Aspek sosiologi juga akan dirasakan oleh sang anak. Pola asuh dari orang tua yang minim pengalaman akan mempengaruhi tumbuh kembang anak di masa depan. Belum lagi ketika dampak buruknya adalah perceraian dari orang tua. Sang anak bisa jadi akan merasa terpuruk dan kesehatan mentalnya akan terganggu.
Maka dari itu, dengan banyaknya dampak buruk dari pernikahan dini yang muncul dari tiga aspek tersebut, seharusnya ada langkah yang dilakukan oleh berbagai stakeholders untuk menekan angka pernikahan dini di Indonesia. Upaya-upaya tersebut bisa dilakukan dari lingkungan terdekat, seperti keluarga dan teman.
Dalam prosesnya, keluarga dapat memberikan pemahaman mengenai apa itu rumah tangga dan bagaimana rumah tangga dijalankan dalam lingkup keluarga tersebut. Lingkup keluarga juga dengan pola asuhnya akan dapat menekan angka pernikahan dini karena keluarga yang saling terbuka tidak akan merasa tabu untuk mendiskusikan hal-hal terkait pernikahan dini, termasuk edukasi mengenai pernikahan dan dampak yang akan terjadi.
Selain keluarga, lingkup pertemanan pun dapat mempengaruhi dalam penekanan angka pernikahan dini. Dengan maraknya konten TikTok dan romantisasi pernikahan dini, lingkup pertemanan yang mendukung penyebaran konten pernikahan dini akan berpengaruh dalam meningkatkan keinginan melakukan praktik pernikahan dini. Lingkup pertemanan remaja yang melek informasi dan memiliki kemauan untuk mendapatkan edukasi secara mandiri akan dapat menekan angka pernikahan dini karena kesadaran akan tumbuh di antara lingkup pertemanannya.
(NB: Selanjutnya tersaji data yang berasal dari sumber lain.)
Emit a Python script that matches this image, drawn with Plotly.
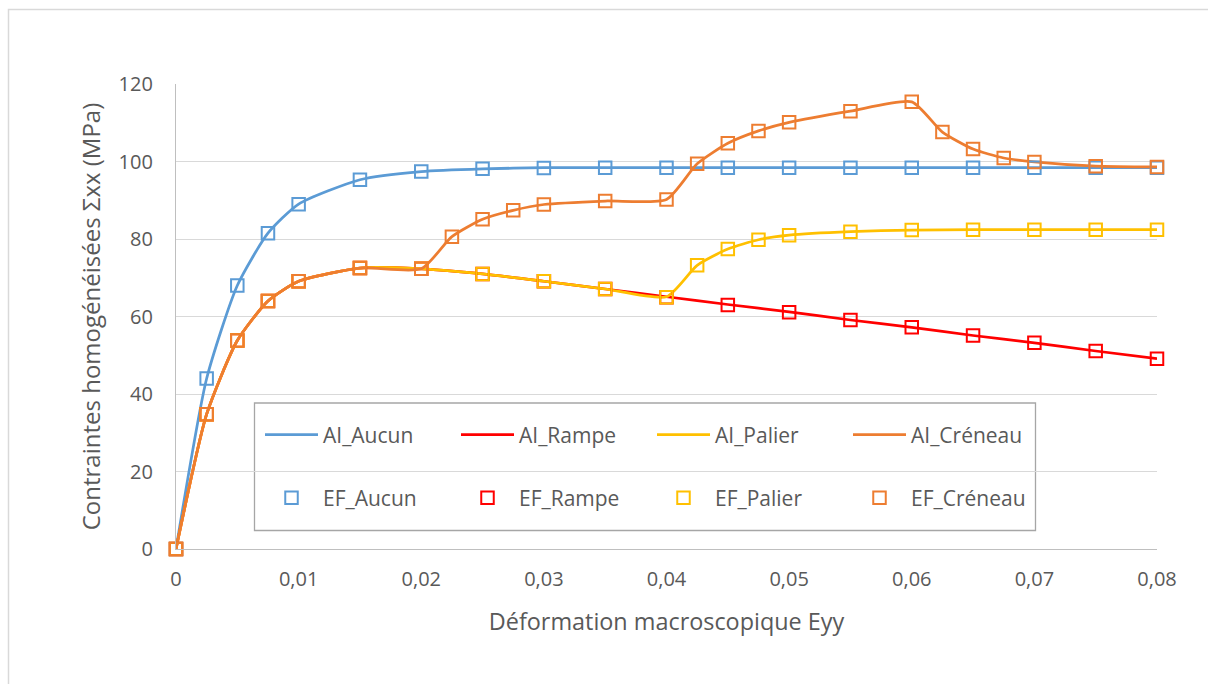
import plotly.graph_objects as go

# Strain values (Eyy)
grid = [0, 0.0025, 0.005, 0.0075, 0.01, 0.015, 0.02, 0.025, 0.03, 0.035,
        0.04, 0.045, 0.05, 0.055, 0.06, 0.065, 0.07, 0.075, 0.08]
palier_x = [0, 0.0025, 0.005, 0.0075, 0.01, 0.015, 0.02, 0.025, 0.03, 0.035,
            0.04, 0.0425, 0.045, 0.0475, 0.05, 0.055, 0.06, 0.065, 0.07, 0.075, 0.08]
creneau_x = [0, 0.0025, 0.005, 0.0075, 0.01, 0.015, 0.02, 0.0225, 0.025, 0.0275,
             0.03, 0.035, 0.04, 0.0425, 0.045, 0.0475, 0.05, 0.055, 0.06, 0.0625,
             0.065, 0.0675, 0.07, 0.075, 0.08]

# Analytical (AI) homogenised stress, MPa
ai_aucun = [0, 44.0, 68.0, 81.5, 89.0, 95.3, 97.4, 98.1, 98.4, 98.4,
            98.4, 98.4, 98.4, 98.4, 98.4, 98.4, 98.4, 98.4, 98.4]
ai_rampe = [0, 34.8, 53.8, 64.0, 69.1, 72.5, 72.3, 71.0, 69.1, 67.1,
            65.1, 63.1, 61.2, 59.1, 57.2, 55.1, 53.2, 51.1, 49.1]
ai_palier = [0, 34.8, 53.8, 64.0, 69.1, 72.5, 72.3, 71.0, 69.1, 67.1,
             65.1, 73.2, 77.4, 79.8, 81.0, 81.9, 82.3, 82.4, 82.4, 82.4, 82.4]
ai_creneau = [0, 34.8, 53.8, 64.0, 69.1, 72.5, 72.3, 80.6, 85.1, 87.4,
              88.9, 89.8, 90.2, 99.4, 104.7, 107.9, 110.1, 113.0, 115.4, 107.6,
              103.2, 100.9, 99.9, 98.8, 98.6]

# Finite-element (EF) homogenised stress, MPa
ef_aucun = [0, 44.0, 68.0, 81.5, 89.0, 95.3, 97.4, 98.1, 98.3, 98.4,
            98.4, 98.4, 98.4, 98.4, 98.4, 98.4, 98.4, 98.4, 98.4]
ef_rampe = [0, 34.8, 53.8, 64.0, 69.1, 72.5, 72.3, 71.0, 69.1, 67.1,
            65.0, 63.0, 61.1, 59.1, 57.2, 55.1, 53.2, 51.1, 49.1]
ef_palier = [0, 34.8, 53.8, 64.0, 69.1, 72.5, 72.3, 71.0, 69.1, 67.1,
             65.0, 73.2, 77.4, 79.8, 81.0, 81.9, 82.3, 82.4, 82.4, 82.4, 82.4]
ef_creneau = [0, 34.8, 53.8, 64.0, 69.1, 72.5, 72.3, 80.6, 85.1, 87.4,
              88.9, 89.8, 90.2, 99.4, 104.7, 107.9, 110.1, 113.0, 115.4, 107.6,
              103.2, 100.9, 99.9, 98.8, 98.6]

names = ["Aucun", "Rampe", "Palier", "Créneau"]
colors = ["#5B9BD5", "#FF0000", "#FFC000", "#ED7D31"]
ai_series = [(grid, ai_aucun), (grid, ai_rampe), (palier_x, ai_palier), (creneau_x, ai_creneau)]
ef_series = [(grid, ef_aucun), (grid, ef_rampe), (palier_x, ef_palier), (creneau_x, ef_creneau)]

FONT = "Open Sans"
TXT = "#595959"

fig = go.Figure()

for name, col, (xs, ys) in zip(names, colors, ai_series):
    fig.add_trace(go.Scatter(
        x=xs, y=ys, mode="lines", name="AI_" + name,
        line=dict(color=col, width=2.75, shape="spline", smoothing=0.6),
        cliponaxis=False, legend="legend",
    ))

for name, col, (xs, ys) in zip(names, colors, ef_series):
    fig.add_trace(go.Scatter(
        x=xs, y=ys, mode="markers", name="EF_" + name,
        marker=dict(symbol="square-open", size=12.5, color=col, line=dict(color=col, width=2)),
        cliponaxis=False, legend="legend2",
    ))

L, R, T, B = 176, 51, 84, 135
W, H = 1208, 684
pw, ph = W - L - R, H - T - B


def px(xp):
    return (xp - L) / pw


def py(yp):
    return (H - B - yp) / ph


legend_common = dict(
    orientation="h", xanchor="left", yanchor="middle",
    bgcolor="rgba(0,0,0,0)", borderwidth=0,
    font=dict(family=FONT, size=21, color=TXT),
    entrywidth=128, entrywidthmode="pixels", itemwidth=53,
    traceorder="normal", itemclick=False,
)

fig.update_layout(
    width=W, height=H,
    margin=dict(l=L, r=R, t=T, b=B, pad=0),
    paper_bgcolor="white", plot_bgcolor="white",
    separators=", ",
    font=dict(family=FONT, color=TXT),
    showlegend=True,
    legend=dict(x=px(260), y=py(435), **legend_common),
    legend2=dict(x=px(260), y=py(498), **legend_common),
    xaxis=dict(
        range=[0, 0.08], tick0=0, dtick=0.01, showgrid=False, zeroline=False,
        showline=True, linecolor="#BFBFBF", linewidth=1.3, ticks="",
        tickfont=dict(family=FONT, size=20, color=TXT), ticklabelstandoff=12,
        title=dict(text="Déformation macroscopique Eyy",
                   font=dict(family=FONT, size=23.4, color=TXT), standoff=22),
    ),
    yaxis=dict(
        range=[0, 120], tick0=0, dtick=20, showgrid=True, gridcolor="#D9D9D9",
        gridwidth=1.3, zeroline=False, showline=True, linecolor="#BFBFBF",
        linewidth=1.3, ticks="",
        tickfont=dict(family=FONT, size=20, color=TXT), ticklabelstandoff=18,
        title=dict(text="Contraintes homogénéisées Σxx (MPa)",
                   font=dict(family=FONT, size=24, color=TXT), standoff=11),
    ),
    shapes=[
        # outer chart frame
        dict(type="rect", xref="paper", yref="paper",
             x0=px(8.5), x1=px(1230), y0=py(700), y1=py(9.5),
             line=dict(color="#D9D9D9", width=1.5), fillcolor="rgba(0,0,0,0)",
             layer="below"),
        # legend box
        dict(type="rect", xref="paper", yref="paper",
             x0=px(254.5), x1=px(1035.5), y0=py(530.5), y1=py(403),
             line=dict(color="#A6A6A6", width=1.3), fillcolor="white",
             layer="between"),
    ],
)

fig.write_html("out.html")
Setelah lingkup terdekat yang melakukan upaya untuk menekan angka pernikahan dini, institusi pendidikan dan pemerintah juga dapat terlibat dalam melakukan upaya ini. Institusi pendidikan dan tenaga pendidiknya dapat memberikan edukasi terkait faktor dan dampak pernikahan dini yang harus dihindari. Dengan adanya undang-undang yang mengatur tentang pernikahan, pemerintah juga harus bisa tegas dan tidak menindak atau memberikan kompensasi terhadap praktik pernikahan yang di bawah usia yang telah ditentukan oleh undang-undang.
Bila pernikahan pada umumnya memerlukan pembekalan dan penyuluhan pra nikah, usia-usia remaja pun dengan emosi dan pemikirannya yang belum stabil dalam pengambilan keputusan pun perlu memerlukan pembekalan berbentuk edukasi agar dapat menekan angka pernikahan dini di Indonesia.